Student Learning and Academic Understanding

The research described in Student Learning and Academic Understanding had its origins in the pioneering work of Ausubel, Bruner, and McKeachie and followed two complementary lines of development. The first line extended the ideas of Marton on approaches to learning through an inventory designed to assess these approaches among large samples of students and using in-depth interviews with students about their experiences of academic understanding. The second line drew on a range of studies to explore the influences of university teaching and the whole teaching-learning environment on the quality of student learning. Taking the research as a whole shows the value of complementary research approaches to describing student learning, while the findings brought together in the final chapter suggest ways of supporting deep approaches and the development of personal academic understanding among students.
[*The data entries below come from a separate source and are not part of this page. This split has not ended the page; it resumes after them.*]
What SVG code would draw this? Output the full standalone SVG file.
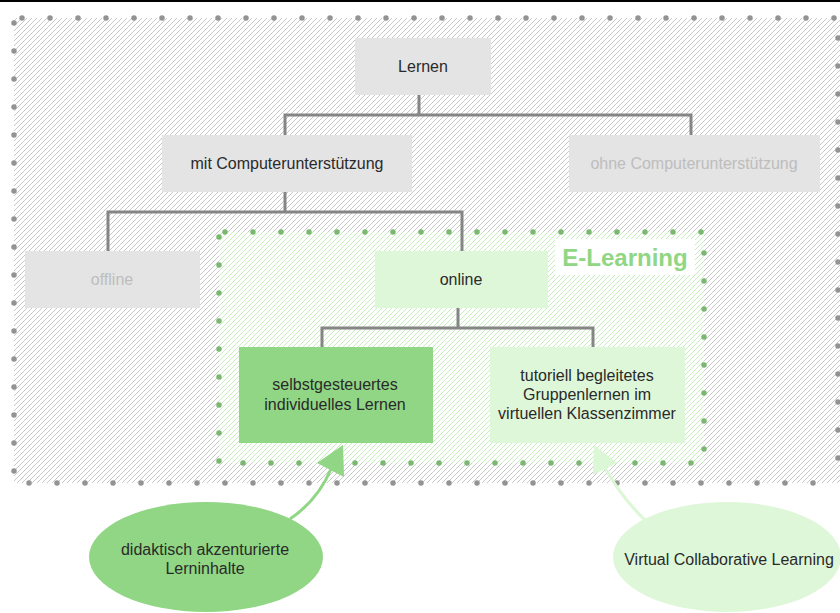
<svg xmlns="http://www.w3.org/2000/svg" width="840" height="613" viewBox="0 0 840 613">
  <defs>
    <pattern id="hatch-gray" patternUnits="userSpaceOnUse" width="5" height="5">
      <path d="M-1,1 L1,-1 M0,5 L5,0 M4,6 L6,4" stroke="#c8c8c8" stroke-width="1"/>
    </pattern>
    <pattern id="hatch-green" patternUnits="userSpaceOnUse" width="5" height="5">
      <path d="M-1,1 L1,-1 M0,5 L5,0 M4,6 L6,4" stroke="#c6eebd" stroke-width="1"/>
    </pattern>
  </defs>
  <style>
    text { font-family: "Liberation Sans", Arial, sans-serif; font-size: 16px; fill: #2a2a2a; text-anchor: middle; }
    .muted { fill: #bdbdbd; }
    .box-gray { fill: #e4e4e4; }
    .box-pale { fill: #dff7d9; }
    .box-green { fill: #90d684; }
    .dots-gray { fill: none; stroke: #939393; stroke-width: 5.5; stroke-linecap: round; stroke-dasharray: 0 28; }
    .dots-green { fill: none; stroke: #7ab86f; stroke-width: 5.5; stroke-linecap: round; stroke-dasharray: 0 28; }
    .link { fill: none; stroke: #858585; stroke-width: 3; }
  </style>

  <rect x="0" y="0" width="840" height="613" fill="#fff"/>
  <rect x="0" y="0" width="840" height="2" fill="#000"/>

  <!-- outer region: learning in general -->
  <g id="region-lernen">
    <rect x="14" y="18" width="826" height="465" fill="url(#hatch-gray)"/>
    <path class="dots-gray" d="M22,18 H840"/>
    <path class="dots-gray" d="M838,38 V483"/>
    <path class="dots-gray" d="M29,483 H840"/>
    <path class="dots-gray" d="M14,23 V483"/>
  </g>

  <!-- inner region: e-learning -->
  <g id="region-elearning">
    <rect x="219" y="232" width="485" height="231" fill="#fff"/>
    <rect x="219" y="232" width="485" height="231" fill="url(#hatch-green)"/>
    <path class="dots-green" d="M225,232 H706"/>
    <path class="dots-green" d="M704,253 V463"/>
    <path class="dots-green" d="M243,463 H704"/>
    <path class="dots-green" d="M219,237 V463"/>
    <rect x="555" y="239" width="140" height="36" fill="#fff"/>
    <text x="625" y="266" style="font-size:24px;font-weight:bold;fill:#90d684">E-Learning</text>
  </g>

  <!-- tree connectors -->
  <g id="connectors">
    <path class="link" d="M419,95 V115 M285,135 V115 H691 V135"/>
    <path class="link" d="M285,192 V212 M108,251 V212 H462 V251"/>
    <path class="link" d="M458,308 V328 M322,347 V328 H593 V347"/>
  </g>

  <g id="node-lernen">
    <rect class="box-gray" x="355" y="38" width="136" height="57"/>
    <text x="423" y="72">Lernen</text>
  </g>
  <g id="node-mit">
    <rect class="box-gray" x="162" y="135" width="250" height="57"/>
    <text x="287" y="169">mit Computerunterstützung</text>
  </g>
  <g id="node-ohne">
    <rect class="box-gray" x="569" y="135" width="251" height="57"/>
    <text class="muted" x="694" y="169">ohne Computerunterstützung</text>
  </g>
  <g id="node-offline">
    <rect class="box-gray" x="25" y="251" width="175" height="57"/>
    <text class="muted" x="112" y="285">offline</text>
  </g>
  <g id="node-online">
    <rect class="box-pale" x="375" y="251" width="173" height="57"/>
    <text x="461" y="285">online</text>
  </g>
  <g id="node-selbst">
    <rect class="box-green" x="239" y="347" width="194" height="96"/>
    <text x="335" y="390">selbstgesteuertes</text>
    <text x="335" y="410">individuelles Lernen</text>
  </g>
  <g id="node-tutoriell">
    <rect class="box-pale" x="490" y="347" width="195" height="96"/>
    <text x="587" y="381">tutoriell begleitetes</text>
    <text x="587" y="400">Gruppenlernen im</text>
    <text x="587" y="419">virtuellen Klassenzimmer</text>
  </g>

  <!-- annotation arrows -->
  <g id="arrows">
    <path d="M290,519 Q318,500 331,469" fill="none" stroke="#90d684" stroke-width="3"/>
    <polygon points="343,445 317,463 344,477" fill="#90d684"/>
    <path d="M645,520 Q622,498 605,468" fill="none" stroke="#dcf7d5" stroke-width="3"/>
    <polygon points="594,445 617,463 593,475" fill="#dcf7d5"/>
  </g>

  <g id="note-didaktisch">
    <ellipse cx="206" cy="557" rx="117" ry="55" fill="#90d684"/>
    <text x="205" y="555">didaktisch akzenturierte</text>
    <text x="205" y="574">Lerninhalte</text>
  </g>
  <g id="note-vcl">
    <ellipse cx="727" cy="557" rx="114" ry="55" fill="#dff7d9"/>
    <text x="729" y="565">Virtual Collaborative Learning</text>
  </g>
</svg>
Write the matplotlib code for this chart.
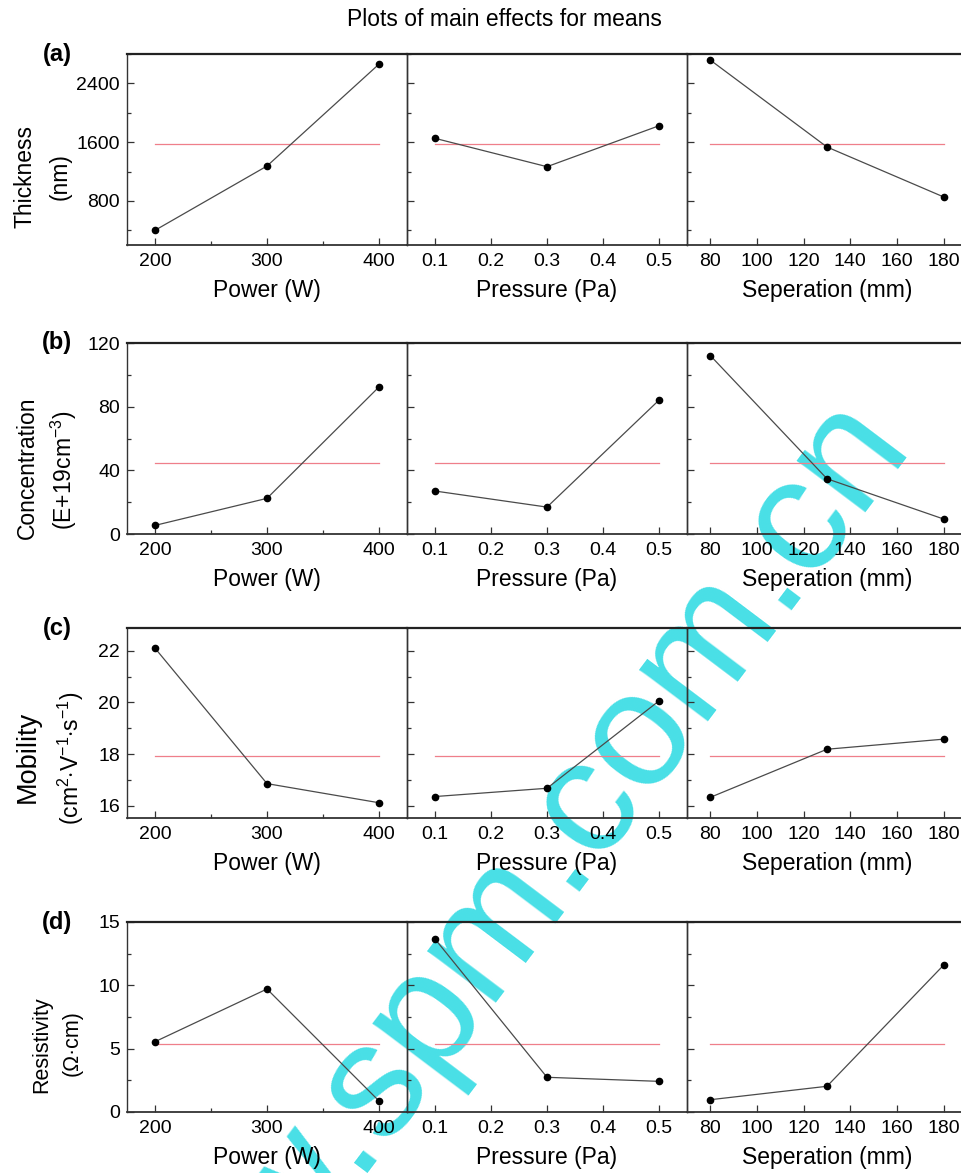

Student Learning and Academic Understanding covers a wide range of concepts that have emerged from interviews in which students use their own experiences to describe how they study and what they find most useful in developing an academic understanding of their own. These concepts differ from the traditional psychological concepts by being focused on the specific contexts of university and college, although they are also relevant to the later stages of school education. - Explains the origins, meanings, and relevance of 'deep' and 'surface' approaches to learning - Introduces an array of concepts derived from the specific contexts of university education - Illustrates how in-depth interviewing can be used to explore students' ways of thinking - Provides a series of heuristic models to guide thinking about the influences on student learning - Includes an inventory on approaches to studying and experiences of teaching for use by teachers

Noel Entwistle, PhD, was the Bell Professor of Education in the University of Edinburgh from 1978 until 2005 and previously Professor of Educational Research in the University of Lancaster. With his original degree in physics, Dr. Entwistle taught physics for three years before moving into educational research at the University of Aberdeen where he obtained a PhD in educational psychology. Subsequently, Fellow of the British Psychological Society, the Society for Research into Higher Education an the Scottish Council for Resarch in Education with honary doctorates from Gothenburg and Turku. Editor of the British Journal of Educational Psychology and the international journal, Higher Education.